Riders share reaction to hidden cameras on subway cars
Riders share reaction to hidden cameras on subway cars 02:17

NEW YORK - Dozens of New York City subway cars are being equipped with hidden cameras in an MTA pilot program aimed at helping police solve crimes. 

Thursday, CBS2's Elijah Westbrook asked riders what they think about the new technology on trains. 

Hidden surveillance cameras are operating in more than 60 subway cars throughout the system. The MTA calls them weapons in the fight against crime. 

MTA Chair and CEO Janno Lieber said he's confident the footage they capture will help officers solve crimes that occur on trains.

"We wanted to take the next step to have the insides of actual subway cars camera equipped," Lieber said. "If you prey on our riders, on the subway system, we're gonna get your photo and we're gonna, the NYPD is gonna collar you." 

There was no immediate word on when or what subway lines the cameras are on.

The measure comes after a detective with 10 years of experience was assaulted on a 3 train platform.
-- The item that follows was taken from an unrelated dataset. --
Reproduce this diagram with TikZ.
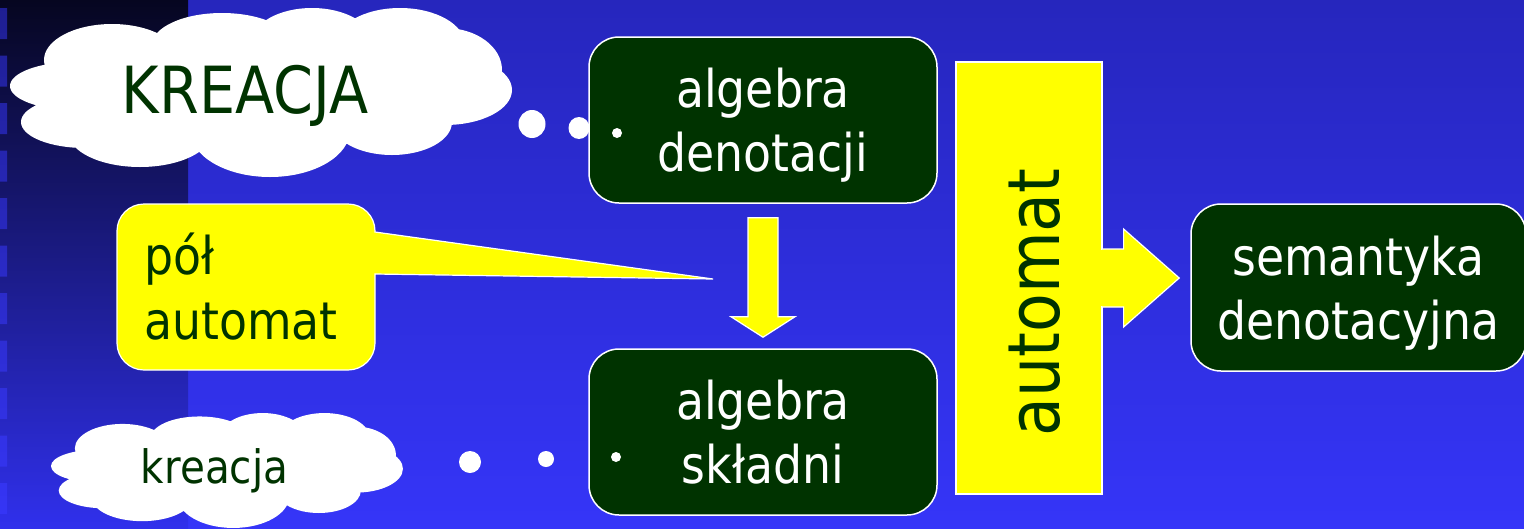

It happened at the Pennsylvania Avenue station Tuesday night in East New York.

The investigation revealed the detective was working alone as part of Mayor Eric Adams' new initiative to have transit cops on solo patrols, which means keeping every officer within line of sight with another cop. 

"We can readjust that plan as we do any other plan going forward, but we need to make sure that officers are seeing each other and a line of sight so they can look out for the public while looking out for each other as well," NYPD Commissioner Keechant Sewell said. 

Some riders said the enhanced safety measures, including the system's new six-week hidden surveillance pilot program, are welcomed and added the problem ultimately falls on better policing. 

"Anything that can enhance safety, I'm for it. Obviously, there's a tradeoff between people's privacy and having the camera there. But I think for the good of all, that's great," Mona Rigaud said. 

"You need better police presence. That's the only way you can really do anything. There's no way you can put a conductor or a driver. That can't be their job," another rider said. 

The MTA president said cameras could be installed on additional trains, including the system's new R211 trains, in the coming weeks.